Answer: in the best possible case, it can be cheaper to do internally, but outsourcing gives you useful cost certainty.

What are the risks?

In general the risks when you build in-house are around a lack of execution, which we often find or non-core systems. (This is especially risky if the IM developer(s) go away at short notice.) The risks when you outsource are typically either a product misfit, or business continuity risks on the provider side. That is, the provider could run out of money, have a significant technical problem, get sued out of existence, etc. For a product misfit, of course much less existential, the product might not end up doing the things you want, or the provider might take the tool in a direction you don’t agree with.

A full accounting for all these risks is tricky, but ultimately you are balancing the (assumed) increased control you have over things in your local scope, versus external risks in the SaaS provider, coupled with by their obvious motivation to make their core product a success.

Answer: could go either way, depending very much on the client situation, though for the small company for whom IM systems are non-core, outsourcing probably edges it.

What is the reliability of in-versus out-sourcing?

Here is one concern which is probably weighted strongly towards out-sourcing. Having the incident management software running on systems which themselves are potentially taken out by the incident is a very serious problem. As against that, you balance the risk that the Internet will be inaccessible locally, or that the external provider will be inaccessible for potentially other reasons.

But given how widely accessible Internet connectivity is these days, and how rarely well-hosted services go down, we would expect it is substantially less risky to use an out-sourced provider.

Answer: almost certainly externally out-sourced, unless you’re actually a cloud provider yourself.

What if we’re basically
doing this already?

“We’ve got a slackbot and a bit of a process together.

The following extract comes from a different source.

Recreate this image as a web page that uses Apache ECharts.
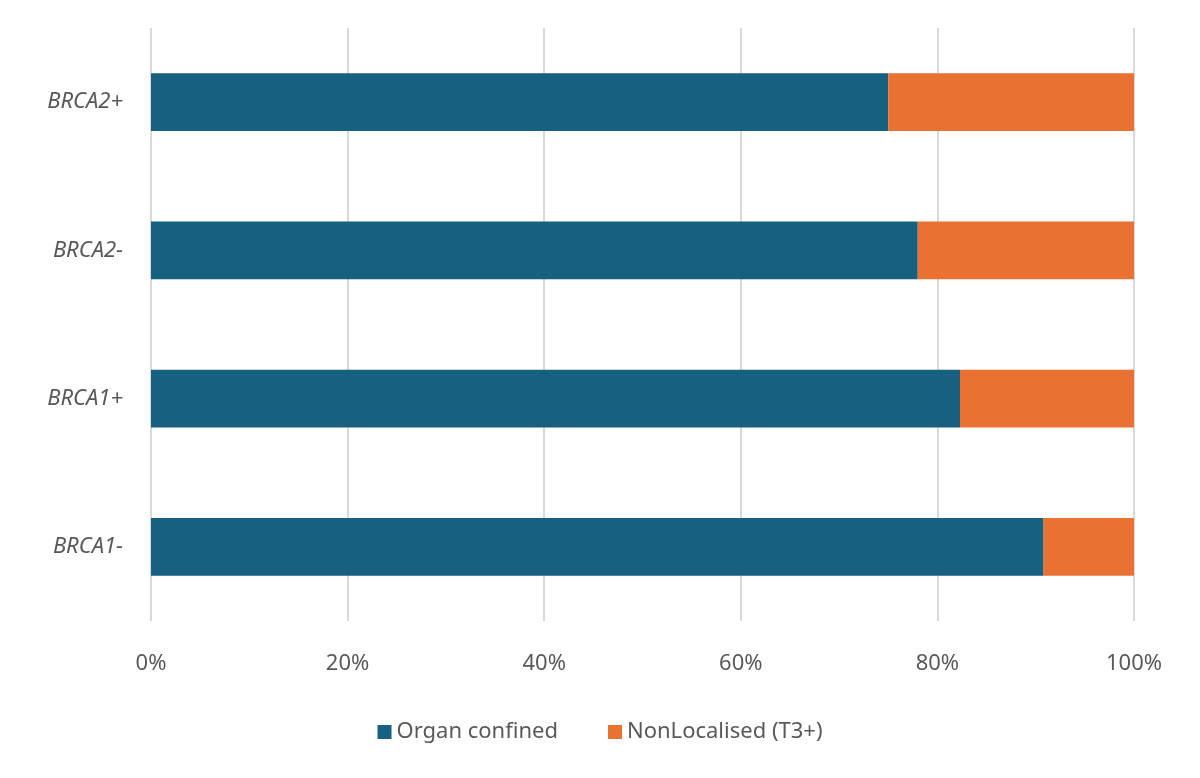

It’s not great, but it’s okay, and we tinker with the slackbot regularly enough, so we’re good, thanks.” We hear this argument and understand it - displacing something which is already a sunk cost is always a tricky prospect.

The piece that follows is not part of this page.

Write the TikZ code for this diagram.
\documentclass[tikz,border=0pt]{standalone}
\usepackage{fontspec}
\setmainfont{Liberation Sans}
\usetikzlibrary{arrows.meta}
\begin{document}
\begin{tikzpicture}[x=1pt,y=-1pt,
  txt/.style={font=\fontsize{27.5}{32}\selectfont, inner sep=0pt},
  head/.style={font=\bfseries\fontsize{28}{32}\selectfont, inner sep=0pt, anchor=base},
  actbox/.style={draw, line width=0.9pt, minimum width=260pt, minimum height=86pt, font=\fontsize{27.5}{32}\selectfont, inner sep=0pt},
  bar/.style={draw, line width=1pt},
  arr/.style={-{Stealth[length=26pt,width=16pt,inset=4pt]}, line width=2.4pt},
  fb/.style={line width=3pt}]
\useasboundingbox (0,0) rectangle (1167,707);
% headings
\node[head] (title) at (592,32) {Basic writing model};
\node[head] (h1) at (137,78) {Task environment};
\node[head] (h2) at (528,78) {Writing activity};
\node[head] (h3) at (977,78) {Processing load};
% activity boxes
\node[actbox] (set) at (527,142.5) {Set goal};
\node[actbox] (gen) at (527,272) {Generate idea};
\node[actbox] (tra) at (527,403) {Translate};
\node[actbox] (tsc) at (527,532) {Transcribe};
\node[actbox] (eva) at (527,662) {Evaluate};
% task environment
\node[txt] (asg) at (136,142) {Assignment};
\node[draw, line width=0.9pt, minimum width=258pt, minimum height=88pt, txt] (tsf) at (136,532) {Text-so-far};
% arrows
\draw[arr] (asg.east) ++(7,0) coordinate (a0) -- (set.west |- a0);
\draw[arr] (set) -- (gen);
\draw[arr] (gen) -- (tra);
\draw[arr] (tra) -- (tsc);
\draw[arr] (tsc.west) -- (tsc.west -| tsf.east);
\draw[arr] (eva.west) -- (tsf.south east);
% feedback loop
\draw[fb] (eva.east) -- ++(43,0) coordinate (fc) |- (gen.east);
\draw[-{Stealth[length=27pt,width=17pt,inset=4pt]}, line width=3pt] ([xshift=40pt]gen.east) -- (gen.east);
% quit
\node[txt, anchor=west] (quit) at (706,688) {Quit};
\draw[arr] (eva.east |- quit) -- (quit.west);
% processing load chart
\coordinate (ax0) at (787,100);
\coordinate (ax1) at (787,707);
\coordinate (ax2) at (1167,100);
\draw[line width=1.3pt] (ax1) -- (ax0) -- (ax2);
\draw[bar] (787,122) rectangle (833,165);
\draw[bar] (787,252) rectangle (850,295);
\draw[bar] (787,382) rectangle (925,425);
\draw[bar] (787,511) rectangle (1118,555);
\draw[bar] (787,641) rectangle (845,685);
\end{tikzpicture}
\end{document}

The argument that you are too busy to change away from your internal system, though you know it has problems, and that this is “okay for now” is correct only if you never encounter an incident which your internal system can’t handle. Our experience leads us to believe eventually, all organizations will encounter this. Ironically, this will happen sooner to the successful ones, since they’ll often scale very quickly as their customer base grows, and scaling very quickly is unfortunately strongly associated with incidents!

If this is right, then the question becomes not whether to switch over, but when to switch over. The wrong moment to switch is of course, just after the big incident you didn’t handle correctly (but it is sadly a really common moment for companies to realise they had probably better do that thing they were putting off for ages - that is reality). The right moment is probably some function of how rapidly you’re scaling, how rapidly you believe you’ll scale in the future, and a complicated assessment of where you would otherwise put your effort, product roadmap, staff capability, and so on. As a rule of thumb, think that somewhere between a 2x and a 10x scaling usually provides a company with new problems that their previous ways of doing things don’t accommodate. If you find yourself on the bottom of one of those inflections, but clearly going in the “up and to the right” direction, consider strongly switching before get to the top of that hill, because chances are you’ll have lost something along the way.

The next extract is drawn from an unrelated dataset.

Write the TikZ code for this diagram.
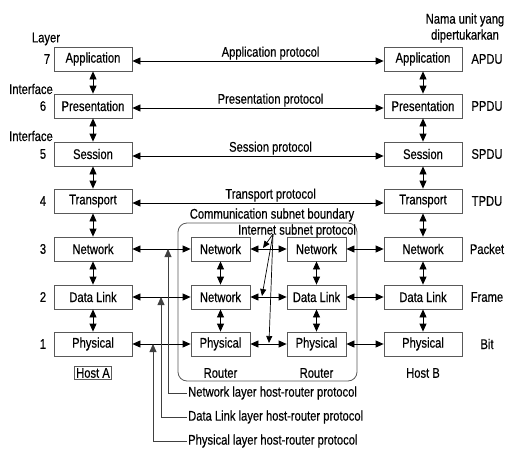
\documentclass[tikz,border=0pt]{standalone}
\usepackage{fontspec}
\setmainfont{Liberation Sans}[FakeStretch=0.8,FakeBold=0.4]
\usepackage{tikz}
\usetikzlibrary{arrows.meta}
\tikzset{
  layerbox/.style={draw=black!65, line width=0.8pt, fill=white, minimum width=78pt, minimum height=24pt, inner sep=0pt},
  routerbox/.style={layerbox, minimum width=59pt},
  arr/.style={{Triangle[length=8pt,width=7pt]}-{Triangle[length=8pt,width=7pt]}, line width=0.8pt},
  tip/.style={-{Triangle[length=7pt,width=6pt]}, line width=0.7pt},
  hrline/.style={{Triangle[length=8pt,width=7pt]}-, line width=0.8pt, draw=black!75},
  lbl/.style={inner sep=1pt}
}
\begin{document}
\begin{tikzpicture}[x=1pt,y=-1pt,font=\fontsize{14}{16}\selectfont]
\useasboundingbox (0,0) rectangle (508,450);
% Drawing subnet boundary
\node[draw=black!65, line width=0.8pt, rounded corners=9pt, minimum width=179pt, minimum height=158pt] (subnet) at (267.5,302) {};
\node (bnd) at (272,215) {Communication subnet boundary};
% Drawing host A
\node[layerbox] (appA) at (93,59) {Application};
\node[layerbox] (preA) at (93,106) {Presentation};
\node[layerbox] (sesA) at (93,154) {Session};
\node[layerbox] (traA) at (93,201) {Transport};
\node[layerbox] (netA) at (93,249) {Network};
\node[layerbox] (dlA) at (93,297) {Data Link};
\node[layerbox] (phyA) at (93,344) {Physical};
\node[draw=black!65, line width=0.7pt, inner sep=1.5pt] (hostA) at (93,373) {Host A};
% Drawing host B
\node[layerbox] (appB) at (423,59) {Application};
\node[layerbox] (preB) at (423,106) {Presentation};
\node[layerbox] (sesB) at (423,154) {Session};
\node[layerbox] (traB) at (423,201) {Transport};
\node[layerbox] (netB) at (423,249) {Network};
\node[layerbox] (dlB) at (423,297) {Data Link};
\node[layerbox] (phyB) at (423,344) {Physical};
\node (hostB) at (423,373) {Host B};
% Drawing routers
\node[routerbox] (netR) at (220.5,249) {Network};
\node[routerbox] (dlR) at (220.5,297) {Network};
\node[routerbox] (phyR) at (220.5,344) {Physical};
\node (routerR) at (220.5,373) {Router};
\node[routerbox] (netS) at (316.5,249) {Network};
\node[routerbox] (dlS) at (316.5,297) {Data Link};
\node[routerbox] (phyS) at (316.5,344) {Physical};
\node (routerS) at (316.5,373) {Router};
% Drawing layer numbers and interfaces
\node (layer) at (46,39) {Layer};
\node (n7) at (47,59) {7};
\node (if6) at (31,89) {Interface};
\node (n6) at (43,106) {6};
\node (if5) at (31,136) {Interface};
\node (n5) at (43,154) {5};
\node (n4) at (43,201) {4};
\node (n3) at (43,249) {3};
\node (n2) at (43,297) {2};
\node (n1) at (43,344) {1};
% Drawing unit names
\node[align=center, inner sep=0pt] (unit) at (465,28) {Nama unit yang\\dipertukarkan};
\node (apdu) at (487,59) {APDU};
\node (ppdu) at (487,106) {PPDU};
\node (spdu) at (487,154) {SPDU};
\node (tpdu) at (487,201) {TPDU};
\node (packet) at (487,249) {Packet};
\node (frame) at (487,297) {Frame};
\node (bit) at (487,344) {Bit};
% Done with nodes; drawing interfaces
\draw[arr] (appA) -- (preA);
\draw[arr] (preA) -- (sesA);
\draw[arr] (sesA) -- (traA);
\draw[arr] (traA) -- (netA);
\draw[arr] (netA) -- (dlA);
\draw[arr] (dlA) -- (phyA);
\draw[arr] (appB) -- (preB);
\draw[arr] (preB) -- (sesB);
\draw[arr] (sesB) -- (traB);
\draw[arr] (traB) -- (netB);
\draw[arr] (netB) -- (dlB);
\draw[arr] (dlB) -- (phyB);
\draw[arr] (netR) -- (dlR);
\draw[arr] (dlR) -- (phyR);
\draw[arr] (netS) -- (dlS);
\draw[arr] (dlS) -- (phyS);
% Drawing peer protocols
\draw[arr] ([yshift=-2pt]appA.east) -- node[pos=0.55, above, lbl] {Application protocol} ([yshift=-2pt]appB.west);
\draw[arr] ([yshift=-2pt]preA.east) -- node[pos=0.55, above, lbl] {Presentation protocol} ([yshift=-2pt]preB.west);
\draw[arr] ([yshift=-2pt]sesA.east) -- node[pos=0.55, above, lbl] {Session protocol} ([yshift=-2pt]sesB.west);
\draw[arr] ([yshift=-2pt]traA.east) -- node[pos=0.55, above, lbl] {Transport protocol} ([yshift=-2pt]traB.west);
% Line 3, 2, 1: host - router - router - host
\draw[arr] (netA) -- (netR);
\draw[arr] (netR) -- (netS);
\draw[arr] (netS) -- (netB);
\draw[arr] (dlA) -- (dlR);
\draw[arr] (dlR) -- (dlS);
\draw[arr] (dlS) -- (dlB);
\draw[arr] (phyA) -- (phyR);
\draw[arr] (phyR) -- (phyS);
\draw[arr] (phyS) -- (phyB);
% Drawing internet subnet protocol
\node (isp) at (297,231) {Internet subnet protocol};
\coordinate (ispo) at (273,234);
\coordinate (isp3) at (263,248);
\coordinate (isp2) at (262,296);
\coordinate (isp1) at (269,343);
\draw[tip] (ispo) -- (isp3);
\draw[tip] (ispo) -- (isp2);
\draw[tip] (ispo) -- (isp1);
% Drawing host-router protocols
\coordinate (nlhr) at (168,249);
\coordinate (dlhr) at (161,297);
\coordinate (plhr) at (153,344);
\node[anchor=west, inner sep=1pt] (nltxt) at (187,393) {Network layer host-router protocol};
\node[anchor=west, inner sep=1pt] (dltxt) at (187,417) {Data Link layer host-router protocol};
\node[anchor=west, inner sep=1pt] (pltxt) at (187,441) {Physical layer host-router protocol};
\draw[hrline] (nlhr) |- (nltxt.west);
\draw[hrline] (dlhr) |- (dltxt.west);
\draw[hrline] (plhr) |- (pltxt.west);
% Done with comments
\end{tikzpicture}
\end{document}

However, if you feel you’re not growing rapidly enough and have the effort to keep things ticking over in hand, we certainly won’t try to persuade you otherwise. There is an argument from the cost perspective too, of course - in order to evaluate that, you’d have to start putting numbers on what the existing system/approach is actually costing you. This can be tricky, particularly because intangibles like staff morale should also go in the equation! In general though, our recommendation would be that rising growth numbers, rising incident numbers, or decreasing staff morale would all be strong signals to move to professionalising your IM situation.

Answer: Keep in-house until the numbers are going in the wrong direction.